Captive Understanding
“Go thy way, thy son
liveth” (John 4.50)
Seeing is
believing, it is commonly said, but here is the story of someone who having
heard believed and having heard again, believed yet again - all without
seeing. Perhaps this shouldn’t surprise us since “faith cometh by
hearing” except that what is heard and believed stands in such stark
contrast to what is wanted to be seen. “Except ye see signs and wonders”,
Jesus says, “ye will not believe”. He names our expectation and its
consequence - our unbelief. For where God is wanted to be tangibly present
- immediately there for us, subject to us, as it were - faith has no
meaning. The Word has no resonance in us.
In the Gospel,
the demand is that Jesus should be physically present for an act of healing
to be effective: “Come down ere my child die”. Something divine in
Jesus is at once acknowledged and denied in the request. For where the Word
is made captive to our desires, there the sovereign freedom of the Word can
have no play upon our understanding.
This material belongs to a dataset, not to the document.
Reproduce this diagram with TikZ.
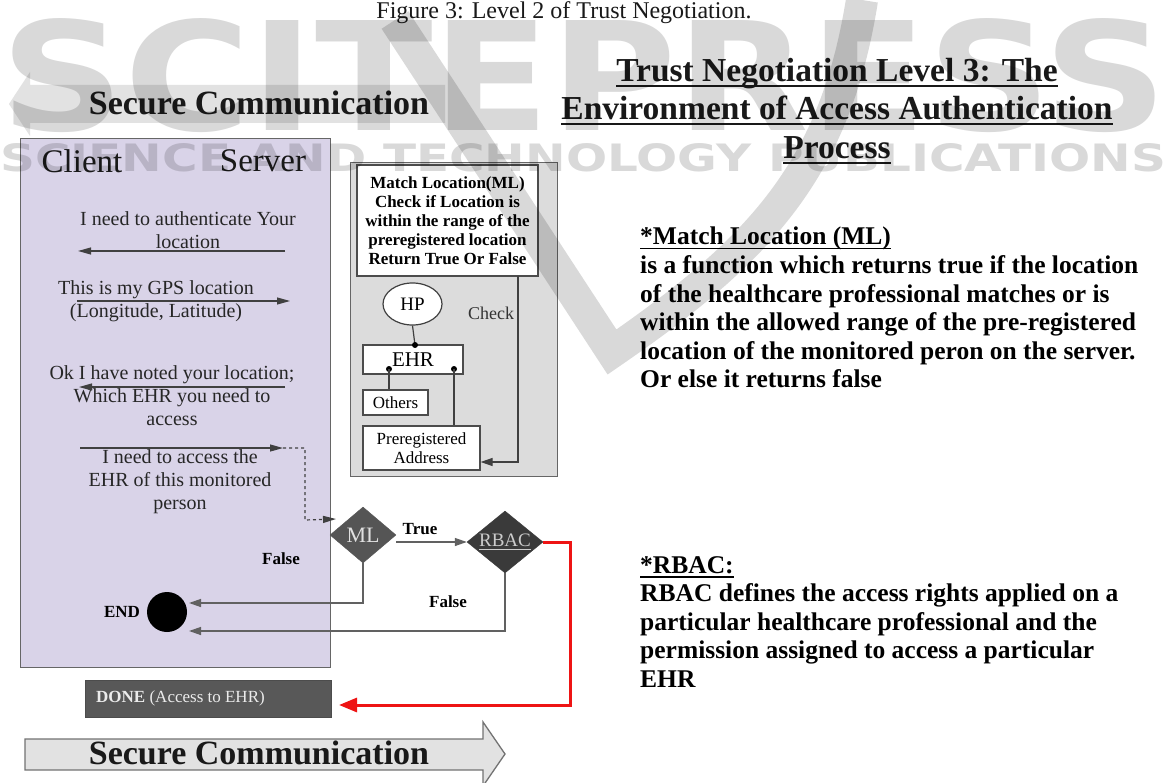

To acknowledge the sovereign freedom
of the Word, on the other hand, means that our understanding is made captive
to the Word and not the Word to the immediacy of our desires. Such
acknowledgement is faith: “the substance of things hoped for, the
evidence of things unseen”. It has its play primarily upon our
understanding and not upon our senses.
The captivity
of our understanding to the Word gives meaning and purpose to our desires
without which they are essentially nothing. For where our understanding is
captive to the Word, there the Word is allowed to shape our desires. In
contrast to the all-absorbing tyranny of the self, they are shaped
“according to thy word”. It is “thy will be done” and my will
only as it is found in God’s will. Our wills find their place in God’s
will, but only in the captivity of our understanding to the divine Word - to
the resonance of that Word in us, to that Word taking shape in us according
to its sovereign freedom.
In the Gospel,
Jesus, who has said “except ye see signs and wonders, ye will not
believe”, tells the man, who besought him to come down and heal his
son, “Go thy way, thy son liveth”. We are told by John - and this is
the interest of his gospel here - that “the man believed the word that
Jesus had spoken unto him, and he went his way”. His believing is his
acting upon what he has heard. He gives his understanding over to the Word
and places his desire under the power of that Word. “Go thy way”,
Jesus says. He does not say, “I am subject to your way”. No.
“Go thy way, thy son liveth” is what he says. “Thy son liveth”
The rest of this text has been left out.